Machine Learning-Enhanced Ant Colony Optimization for Column Generation
Hongjie Xu, Yunzhuang Shen, Yuan Sun, Xiaodong Li
TL;DR
The paper tackles the column generation pricing bottleneck in BPPC by introducing MLACO, a hybrid approach that trains an offline ML model to predict optimal pricing subproblem solutions and integrates these predictions into an Ant Colony Optimization framework to sample multiple high-quality columns. It introduces diversity-aware sampling and demonstrates that MLACO yields faster CG and improved Branch-and-Price performance on BPPC compared with state-of-the-art baselines. The key contributions include an offline predictive model for the pricing problem, a diversity-centric sampling strategy within ACO, and extensive empirical validation showing substantial speedups, especially as pricing problems grow in difficulty. The work has practical impact by enabling faster solution of BPPC and related decomposable problems, with potential extensions to other domains such as VRP and graph-based feature learning.
Abstract
Column generation (CG) is a powerful technique for solving optimization problems that involve a large number of variables or columns.
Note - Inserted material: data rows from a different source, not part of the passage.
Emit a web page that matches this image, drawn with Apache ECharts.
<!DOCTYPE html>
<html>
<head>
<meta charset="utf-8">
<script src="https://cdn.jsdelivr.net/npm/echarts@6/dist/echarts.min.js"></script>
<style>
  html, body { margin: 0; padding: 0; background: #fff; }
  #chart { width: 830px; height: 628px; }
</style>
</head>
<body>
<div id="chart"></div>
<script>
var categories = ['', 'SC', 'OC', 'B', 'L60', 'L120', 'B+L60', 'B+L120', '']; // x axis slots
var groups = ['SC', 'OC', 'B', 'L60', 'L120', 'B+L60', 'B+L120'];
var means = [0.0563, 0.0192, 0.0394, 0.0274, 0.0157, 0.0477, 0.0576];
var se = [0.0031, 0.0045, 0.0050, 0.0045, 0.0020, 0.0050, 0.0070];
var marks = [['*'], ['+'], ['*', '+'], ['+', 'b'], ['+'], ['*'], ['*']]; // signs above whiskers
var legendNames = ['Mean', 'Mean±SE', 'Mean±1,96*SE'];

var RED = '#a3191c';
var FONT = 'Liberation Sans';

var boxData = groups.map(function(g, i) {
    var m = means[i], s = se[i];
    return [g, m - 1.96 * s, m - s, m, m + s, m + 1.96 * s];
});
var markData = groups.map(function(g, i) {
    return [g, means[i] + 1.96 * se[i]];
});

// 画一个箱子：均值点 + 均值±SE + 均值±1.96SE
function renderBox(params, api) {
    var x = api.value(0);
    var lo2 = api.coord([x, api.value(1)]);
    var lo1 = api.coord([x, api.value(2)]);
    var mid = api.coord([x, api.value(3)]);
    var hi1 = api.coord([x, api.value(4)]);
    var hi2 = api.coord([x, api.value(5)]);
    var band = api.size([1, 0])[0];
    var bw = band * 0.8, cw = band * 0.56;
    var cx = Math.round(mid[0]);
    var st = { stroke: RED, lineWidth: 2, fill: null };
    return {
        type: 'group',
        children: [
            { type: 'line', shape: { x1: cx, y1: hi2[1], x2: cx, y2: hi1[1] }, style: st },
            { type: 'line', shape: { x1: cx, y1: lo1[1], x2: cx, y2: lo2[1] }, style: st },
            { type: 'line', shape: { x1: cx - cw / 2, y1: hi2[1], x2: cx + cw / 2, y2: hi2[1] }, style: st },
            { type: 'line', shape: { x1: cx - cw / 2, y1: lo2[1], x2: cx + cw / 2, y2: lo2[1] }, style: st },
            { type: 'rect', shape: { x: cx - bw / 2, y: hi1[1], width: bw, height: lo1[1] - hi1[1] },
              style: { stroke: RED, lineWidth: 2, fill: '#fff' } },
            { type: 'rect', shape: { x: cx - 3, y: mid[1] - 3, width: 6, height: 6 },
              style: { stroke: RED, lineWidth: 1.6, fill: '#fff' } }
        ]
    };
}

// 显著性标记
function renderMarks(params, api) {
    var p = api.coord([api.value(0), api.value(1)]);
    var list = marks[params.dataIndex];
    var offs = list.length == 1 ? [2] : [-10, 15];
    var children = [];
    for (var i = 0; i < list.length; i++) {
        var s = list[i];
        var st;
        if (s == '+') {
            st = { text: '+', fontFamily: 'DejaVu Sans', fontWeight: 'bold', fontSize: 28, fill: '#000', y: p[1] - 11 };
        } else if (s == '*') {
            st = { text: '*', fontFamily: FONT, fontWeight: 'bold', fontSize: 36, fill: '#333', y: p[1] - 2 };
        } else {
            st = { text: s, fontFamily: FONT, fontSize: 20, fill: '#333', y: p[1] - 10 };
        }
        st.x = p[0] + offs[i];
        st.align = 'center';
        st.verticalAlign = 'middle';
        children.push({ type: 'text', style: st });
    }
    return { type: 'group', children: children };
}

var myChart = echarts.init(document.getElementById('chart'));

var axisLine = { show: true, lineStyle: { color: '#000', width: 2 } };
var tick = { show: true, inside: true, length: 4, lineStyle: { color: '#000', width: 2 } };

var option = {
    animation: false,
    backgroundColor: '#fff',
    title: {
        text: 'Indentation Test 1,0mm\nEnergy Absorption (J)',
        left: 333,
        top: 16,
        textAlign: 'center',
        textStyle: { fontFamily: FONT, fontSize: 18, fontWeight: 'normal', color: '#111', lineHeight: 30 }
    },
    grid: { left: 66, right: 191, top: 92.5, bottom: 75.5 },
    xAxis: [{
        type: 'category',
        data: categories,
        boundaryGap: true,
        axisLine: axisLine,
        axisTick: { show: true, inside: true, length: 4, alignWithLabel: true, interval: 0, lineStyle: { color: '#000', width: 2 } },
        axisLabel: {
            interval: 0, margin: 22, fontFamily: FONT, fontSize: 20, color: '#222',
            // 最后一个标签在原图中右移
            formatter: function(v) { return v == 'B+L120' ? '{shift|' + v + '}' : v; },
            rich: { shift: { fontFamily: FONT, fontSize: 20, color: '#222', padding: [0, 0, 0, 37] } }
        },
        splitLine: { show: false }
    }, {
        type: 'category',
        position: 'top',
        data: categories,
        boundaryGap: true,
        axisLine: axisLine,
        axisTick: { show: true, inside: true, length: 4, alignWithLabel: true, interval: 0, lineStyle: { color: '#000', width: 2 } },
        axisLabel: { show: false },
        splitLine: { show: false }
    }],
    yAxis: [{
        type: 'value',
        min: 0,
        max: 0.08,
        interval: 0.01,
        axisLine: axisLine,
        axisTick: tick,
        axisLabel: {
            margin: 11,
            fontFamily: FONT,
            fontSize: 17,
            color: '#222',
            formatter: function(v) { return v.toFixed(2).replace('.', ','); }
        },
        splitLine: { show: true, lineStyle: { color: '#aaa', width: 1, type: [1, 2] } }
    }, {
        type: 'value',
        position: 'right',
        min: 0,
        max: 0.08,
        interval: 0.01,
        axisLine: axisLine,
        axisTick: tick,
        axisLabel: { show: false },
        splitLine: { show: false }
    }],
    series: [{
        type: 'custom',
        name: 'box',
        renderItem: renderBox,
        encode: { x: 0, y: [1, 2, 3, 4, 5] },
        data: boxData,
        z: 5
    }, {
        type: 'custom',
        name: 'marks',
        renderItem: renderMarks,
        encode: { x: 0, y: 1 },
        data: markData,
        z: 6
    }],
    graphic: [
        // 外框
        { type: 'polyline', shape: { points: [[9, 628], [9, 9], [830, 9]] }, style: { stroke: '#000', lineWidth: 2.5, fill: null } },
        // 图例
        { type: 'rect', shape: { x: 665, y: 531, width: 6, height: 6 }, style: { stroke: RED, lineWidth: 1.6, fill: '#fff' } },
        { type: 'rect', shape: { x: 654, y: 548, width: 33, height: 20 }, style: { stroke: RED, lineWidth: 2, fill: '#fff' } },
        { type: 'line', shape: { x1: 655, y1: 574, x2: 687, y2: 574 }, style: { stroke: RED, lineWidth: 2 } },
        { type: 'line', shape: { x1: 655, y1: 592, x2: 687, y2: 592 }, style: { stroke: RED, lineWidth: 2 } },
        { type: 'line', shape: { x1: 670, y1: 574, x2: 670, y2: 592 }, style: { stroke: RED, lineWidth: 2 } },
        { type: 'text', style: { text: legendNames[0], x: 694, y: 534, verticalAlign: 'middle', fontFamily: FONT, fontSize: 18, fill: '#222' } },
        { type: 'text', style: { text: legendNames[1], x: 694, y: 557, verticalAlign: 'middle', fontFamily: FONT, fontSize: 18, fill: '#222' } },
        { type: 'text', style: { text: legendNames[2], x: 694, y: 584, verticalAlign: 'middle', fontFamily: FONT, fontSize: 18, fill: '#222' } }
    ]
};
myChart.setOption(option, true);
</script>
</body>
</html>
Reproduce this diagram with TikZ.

This technique begins by solving a smaller problem with a subset of columns and gradually generates additional columns as needed. However, the generation of columns often requires solving difficult subproblems repeatedly, which can be a bottleneck for CG. To address this challenge, we propose a novel method called machine learning enhanced ant colony optimization (MLACO), to efficiently generate multiple high-quality columns from a subproblem. Specifically, we train a ML model to predict the optimal solution of a subproblem, and then integrate this ML prediction into the probabilistic model of ACO to sample multiple high-quality columns. Our experimental results on the bin packing problem with conflicts show that the MLACO method significantly improves the performance of CG compared to several state-of-the-art methods. Furthermore, when our method is incorporated into a Branch-and-Price method, it leads to a significant reduction in solution time.